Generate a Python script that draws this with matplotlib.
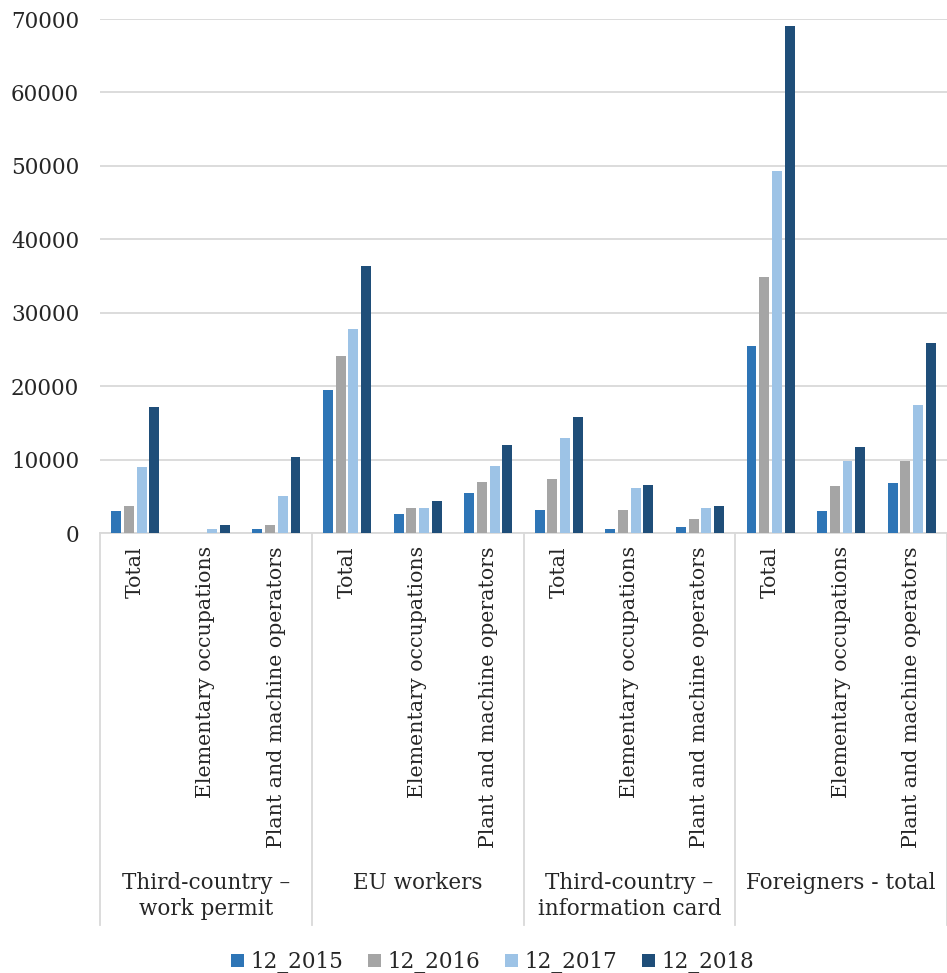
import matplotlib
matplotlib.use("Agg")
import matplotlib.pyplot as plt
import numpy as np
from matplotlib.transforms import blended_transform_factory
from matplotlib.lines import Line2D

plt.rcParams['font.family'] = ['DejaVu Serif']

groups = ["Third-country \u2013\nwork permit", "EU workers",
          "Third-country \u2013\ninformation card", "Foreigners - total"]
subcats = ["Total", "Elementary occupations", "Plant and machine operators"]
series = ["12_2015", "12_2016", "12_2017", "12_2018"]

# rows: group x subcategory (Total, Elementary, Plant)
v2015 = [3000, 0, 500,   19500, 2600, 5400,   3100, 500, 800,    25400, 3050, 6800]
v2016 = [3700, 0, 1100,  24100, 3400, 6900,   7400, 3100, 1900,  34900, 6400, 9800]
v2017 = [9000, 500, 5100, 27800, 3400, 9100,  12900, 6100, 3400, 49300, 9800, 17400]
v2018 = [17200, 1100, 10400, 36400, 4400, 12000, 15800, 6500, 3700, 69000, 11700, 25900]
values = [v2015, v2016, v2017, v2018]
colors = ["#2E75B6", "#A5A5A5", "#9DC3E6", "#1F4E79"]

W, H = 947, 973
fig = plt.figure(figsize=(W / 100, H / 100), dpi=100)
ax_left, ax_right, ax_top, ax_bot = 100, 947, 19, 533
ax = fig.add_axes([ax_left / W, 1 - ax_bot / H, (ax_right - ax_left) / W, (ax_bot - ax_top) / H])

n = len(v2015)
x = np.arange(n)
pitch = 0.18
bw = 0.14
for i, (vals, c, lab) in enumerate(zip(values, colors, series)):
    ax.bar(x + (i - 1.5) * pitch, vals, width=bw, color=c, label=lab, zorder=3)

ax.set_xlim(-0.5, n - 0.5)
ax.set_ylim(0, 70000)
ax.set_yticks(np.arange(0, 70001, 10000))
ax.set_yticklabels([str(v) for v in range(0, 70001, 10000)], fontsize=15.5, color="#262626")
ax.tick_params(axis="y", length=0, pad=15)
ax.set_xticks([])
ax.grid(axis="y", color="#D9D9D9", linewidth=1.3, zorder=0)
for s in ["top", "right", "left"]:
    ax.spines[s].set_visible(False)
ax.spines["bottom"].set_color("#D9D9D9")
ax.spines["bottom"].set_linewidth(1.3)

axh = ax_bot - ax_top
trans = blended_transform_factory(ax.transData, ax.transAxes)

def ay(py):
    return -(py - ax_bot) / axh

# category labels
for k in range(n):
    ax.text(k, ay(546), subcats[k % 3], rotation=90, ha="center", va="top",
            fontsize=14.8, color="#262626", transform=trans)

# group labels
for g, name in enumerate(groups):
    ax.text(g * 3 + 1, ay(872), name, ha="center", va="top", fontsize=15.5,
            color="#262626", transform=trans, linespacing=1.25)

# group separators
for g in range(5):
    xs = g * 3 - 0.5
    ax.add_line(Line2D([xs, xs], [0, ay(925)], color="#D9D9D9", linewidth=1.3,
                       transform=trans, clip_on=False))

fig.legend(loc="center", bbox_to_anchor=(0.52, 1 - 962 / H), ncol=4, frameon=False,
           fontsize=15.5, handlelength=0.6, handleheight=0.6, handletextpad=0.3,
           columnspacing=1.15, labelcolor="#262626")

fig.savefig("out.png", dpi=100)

______

AIM OF THE TASK: Begin at the first line of the material and copy each line exactly through the one containing "ax.bar(x + (i". Omit pictures.

ANSWER TO THE PROBLEM:
Generate a Python script that draws this with matplotlib.
import matplotlib
matplotlib.use("Agg")
import matplotlib.pyplot as plt
import numpy as np
from matplotlib.transforms import blended_transform_factory
from matplotlib.lines import Line2D

plt.rcParams['font.family'] = ['DejaVu Serif']

groups = ["Third-country \u2013\nwork permit", "EU workers",
          "Third-country \u2013\ninformation card", "Foreigners - total"]
subcats = ["Total", "Elementary occupations", "Plant and machine operators"]
series = ["12_2015", "12_2016", "12_2017", "12_2018"]

# rows: group x subcategory (Total, Elementary, Plant)
v2015 = [3000, 0, 500,   19500, 2600, 5400,   3100, 500, 800,    25400, 3050, 6800]
v2016 = [3700, 0, 1100,  24100, 3400, 6900,   7400, 3100, 1900,  34900, 6400, 9800]
v2017 = [9000, 500, 5100, 27800, 3400, 9100,  12900, 6100, 3400, 49300, 9800, 17400]
v2018 = [17200, 1100, 10400, 36400, 4400, 12000, 15800, 6500, 3700, 69000, 11700, 25900]
values = [v2015, v2016, v2017, v2018]
colors = ["#2E75B6", "#A5A5A5", "#9DC3E6", "#1F4E79"]

W, H = 947, 973
fig = plt.figure(figsize=(W / 100, H / 100), dpi=100)
ax_left, ax_right, ax_top, ax_bot = 100, 947, 19, 533
ax = fig.add_axes([ax_left / W, 1 - ax_bot / H, (ax_right - ax_left) / W, (ax_bot - ax_top) / H])

n = len(v2015)
x = np.arange(n)
pitch = 0.18
bw = 0.14
for i, (vals, c, lab) in enumerate(zip(values, colors, series)):
    ax.bar(x + (i - 1.5) * pitch, vals, width=bw, color=c, label=lab, zorder=3)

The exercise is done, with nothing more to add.